Clearwire made it official Nov. 10, confirming partner Sprint Nextel has invested another $1 billion in the WiMax provider. In addition, fellow partners Comcast, Time Warner Cable, Intel, Eagle River Holdings and Bright House Networks are making additional investments totaling $500 million.
In exchange for newly issued shares priced at $7.33 per share, the new round of equity financing includes $1.176 billion from Sprint Nextel; Comcast, $196 million; Time Warner, $103 million; Intel, $50 million; Eagle River, $20 million; and Bright House, $19 million.
Clearwire will receive approximately $1.057 billion in cash from the equity financing within five business days, $440 million in cash will be funded at a closing which is targeted to be completed by the end of the year and the remaining $66 million will be funded at a closing which is targeted to be completed during first quarter 2010.
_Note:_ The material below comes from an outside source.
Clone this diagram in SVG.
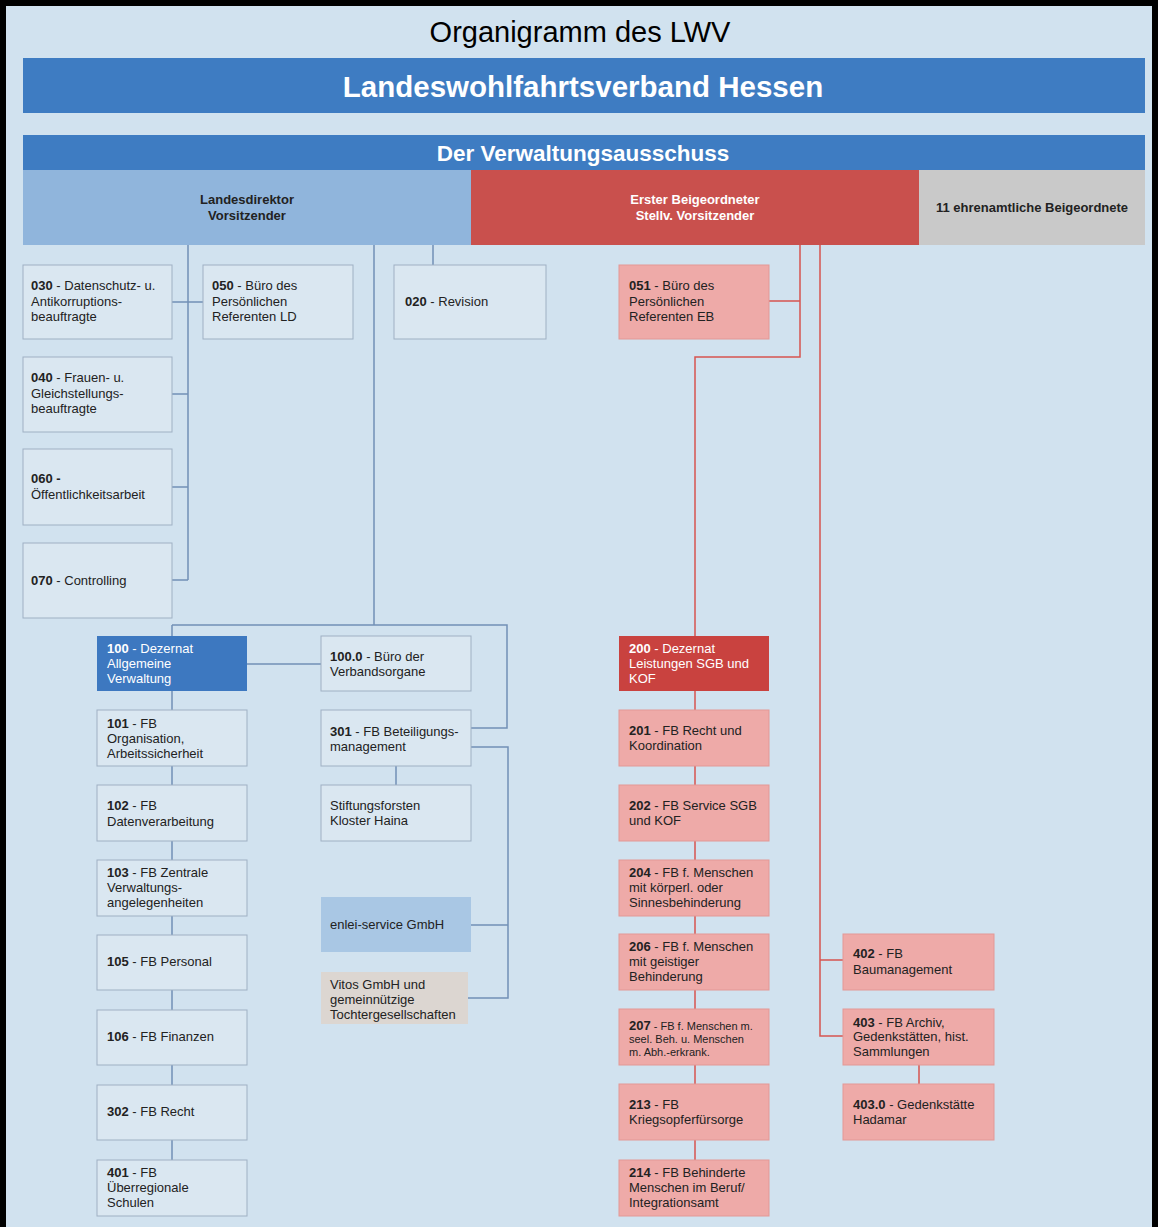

"This additional level of strategic funding marks another important milestone in the progress of Clearwire, and will enable us to maintain our leadership and aggressive 4G WiMax network build plans," Clearwire CEO Bill Morrow said in a statment. "Today's news is also further validation of the importance of our 4G network to our strategic investors. We all benefit from this robust, all-IP, high-bandwidth network that delivers an unmatched combination of Internet speed and mobility."
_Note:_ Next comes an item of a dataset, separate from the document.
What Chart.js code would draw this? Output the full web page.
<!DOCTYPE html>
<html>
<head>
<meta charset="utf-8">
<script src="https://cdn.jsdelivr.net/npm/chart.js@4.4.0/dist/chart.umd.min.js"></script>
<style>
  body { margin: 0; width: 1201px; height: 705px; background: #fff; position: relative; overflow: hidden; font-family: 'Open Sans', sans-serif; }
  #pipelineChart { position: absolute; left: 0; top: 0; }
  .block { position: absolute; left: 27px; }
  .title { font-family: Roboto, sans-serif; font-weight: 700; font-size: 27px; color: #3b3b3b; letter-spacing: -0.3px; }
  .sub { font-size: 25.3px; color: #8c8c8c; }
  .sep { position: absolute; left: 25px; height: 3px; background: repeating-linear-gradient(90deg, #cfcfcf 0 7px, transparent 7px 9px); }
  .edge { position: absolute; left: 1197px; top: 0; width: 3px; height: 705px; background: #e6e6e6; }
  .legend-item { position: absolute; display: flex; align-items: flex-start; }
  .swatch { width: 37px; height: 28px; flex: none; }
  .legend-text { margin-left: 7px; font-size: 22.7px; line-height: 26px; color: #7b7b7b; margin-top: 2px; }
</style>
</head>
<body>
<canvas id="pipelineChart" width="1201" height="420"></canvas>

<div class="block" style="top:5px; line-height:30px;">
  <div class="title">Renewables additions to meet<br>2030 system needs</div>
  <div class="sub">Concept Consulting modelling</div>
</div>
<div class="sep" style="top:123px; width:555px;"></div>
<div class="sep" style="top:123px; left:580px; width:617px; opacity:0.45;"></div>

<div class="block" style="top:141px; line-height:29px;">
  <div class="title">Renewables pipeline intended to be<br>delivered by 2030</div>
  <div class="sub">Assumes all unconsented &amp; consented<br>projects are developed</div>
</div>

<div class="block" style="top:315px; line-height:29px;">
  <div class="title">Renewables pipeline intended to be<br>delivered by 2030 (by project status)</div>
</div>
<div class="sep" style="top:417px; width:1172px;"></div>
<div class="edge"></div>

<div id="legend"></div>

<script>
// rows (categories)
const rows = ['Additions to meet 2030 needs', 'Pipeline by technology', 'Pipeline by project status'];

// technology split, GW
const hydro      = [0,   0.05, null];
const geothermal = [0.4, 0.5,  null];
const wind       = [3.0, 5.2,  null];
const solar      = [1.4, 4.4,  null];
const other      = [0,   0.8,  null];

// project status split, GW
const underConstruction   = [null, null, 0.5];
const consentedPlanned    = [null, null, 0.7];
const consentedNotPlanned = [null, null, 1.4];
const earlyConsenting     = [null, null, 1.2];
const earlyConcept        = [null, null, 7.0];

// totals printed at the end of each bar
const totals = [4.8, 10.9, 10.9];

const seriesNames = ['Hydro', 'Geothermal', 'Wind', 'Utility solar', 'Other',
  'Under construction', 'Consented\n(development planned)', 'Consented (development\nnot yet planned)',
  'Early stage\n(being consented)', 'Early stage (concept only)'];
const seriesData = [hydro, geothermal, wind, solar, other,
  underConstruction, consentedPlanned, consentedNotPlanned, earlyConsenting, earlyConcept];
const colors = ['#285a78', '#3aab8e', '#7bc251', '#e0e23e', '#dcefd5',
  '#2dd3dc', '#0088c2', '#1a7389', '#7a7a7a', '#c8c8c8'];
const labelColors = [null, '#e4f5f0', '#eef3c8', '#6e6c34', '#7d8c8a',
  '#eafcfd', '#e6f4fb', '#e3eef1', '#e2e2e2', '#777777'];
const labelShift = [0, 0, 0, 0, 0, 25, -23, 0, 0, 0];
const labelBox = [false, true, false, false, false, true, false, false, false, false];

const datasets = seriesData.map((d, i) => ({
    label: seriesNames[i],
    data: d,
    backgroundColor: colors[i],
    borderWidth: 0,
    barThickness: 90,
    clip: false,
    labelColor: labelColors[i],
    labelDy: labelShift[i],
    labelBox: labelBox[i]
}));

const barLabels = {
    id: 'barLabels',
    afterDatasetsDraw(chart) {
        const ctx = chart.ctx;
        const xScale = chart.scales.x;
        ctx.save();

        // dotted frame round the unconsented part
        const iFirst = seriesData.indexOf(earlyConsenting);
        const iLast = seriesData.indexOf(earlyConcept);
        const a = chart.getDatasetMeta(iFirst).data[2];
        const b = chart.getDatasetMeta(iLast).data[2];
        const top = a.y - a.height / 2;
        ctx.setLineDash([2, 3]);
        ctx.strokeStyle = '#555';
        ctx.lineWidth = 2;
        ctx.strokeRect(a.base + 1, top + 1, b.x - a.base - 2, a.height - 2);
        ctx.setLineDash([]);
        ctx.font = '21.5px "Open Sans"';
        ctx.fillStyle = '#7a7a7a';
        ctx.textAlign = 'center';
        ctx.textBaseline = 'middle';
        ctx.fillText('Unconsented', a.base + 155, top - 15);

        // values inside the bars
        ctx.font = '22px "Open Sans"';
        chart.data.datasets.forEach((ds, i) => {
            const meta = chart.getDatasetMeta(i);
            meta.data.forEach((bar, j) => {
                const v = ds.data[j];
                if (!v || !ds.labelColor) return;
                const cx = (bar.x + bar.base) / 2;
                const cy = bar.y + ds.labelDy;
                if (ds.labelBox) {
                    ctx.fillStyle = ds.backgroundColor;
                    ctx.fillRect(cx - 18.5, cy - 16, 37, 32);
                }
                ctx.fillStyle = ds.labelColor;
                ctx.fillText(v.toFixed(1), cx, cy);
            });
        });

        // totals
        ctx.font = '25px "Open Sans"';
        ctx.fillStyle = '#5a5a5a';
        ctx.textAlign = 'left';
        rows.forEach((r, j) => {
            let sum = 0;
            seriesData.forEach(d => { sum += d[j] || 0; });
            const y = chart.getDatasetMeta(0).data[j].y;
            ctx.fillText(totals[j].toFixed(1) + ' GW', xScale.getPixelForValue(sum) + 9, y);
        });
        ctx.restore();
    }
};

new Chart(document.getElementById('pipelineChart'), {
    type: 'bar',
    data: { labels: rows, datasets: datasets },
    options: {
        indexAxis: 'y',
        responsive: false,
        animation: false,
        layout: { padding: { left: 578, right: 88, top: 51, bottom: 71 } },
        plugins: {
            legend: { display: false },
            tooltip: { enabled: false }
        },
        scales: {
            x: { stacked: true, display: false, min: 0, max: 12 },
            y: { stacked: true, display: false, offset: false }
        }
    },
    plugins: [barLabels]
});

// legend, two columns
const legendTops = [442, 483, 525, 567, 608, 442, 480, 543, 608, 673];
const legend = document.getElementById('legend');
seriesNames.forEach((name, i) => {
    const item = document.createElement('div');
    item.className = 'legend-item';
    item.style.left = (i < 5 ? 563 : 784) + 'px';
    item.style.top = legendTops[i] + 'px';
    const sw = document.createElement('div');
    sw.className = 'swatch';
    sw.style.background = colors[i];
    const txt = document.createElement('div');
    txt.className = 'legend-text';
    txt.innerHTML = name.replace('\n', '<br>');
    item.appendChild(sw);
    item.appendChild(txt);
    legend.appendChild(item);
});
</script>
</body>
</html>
Clearwire also announced plans to launch an offering for a minimum of $1.45 billion in new senior secured notes with net proceeds to be used to pay off the company's existing $1.40 billion credit facility. Sprint Nextel and Comcast, which are debt investors under Clearwire's existing facility, have agreed to receive replacement debt on the same terms as the new offering, effectively allowing Clearwire to raise an additional $240 million in capital assuming the new notes offering is fully subscribed.
Clearwire and Sprint Nextel are the only two U.S. carriers betting on WiMax to deliver 4G wireless broadband. Verizon Wireless and AT&T, the nation's two largest carriers, are betting on a rival technology called LTE for their 4G networks. Both WiMax and LTE allow for the delivery of last-mile wireless broadband access, promising faster download speeds than current cellular networks.
Sprint Nextel opened the original U.S. WiMax market in Baltimore last year. Following a merger that saw Sprint turn over its entire 2.5GHz spectrum holdings and its WiMax-related assets, including its Xohm division, to Clearwire, the new newly branded Clear Jan. 6 rolled out a WiMax network in Portland, Ore.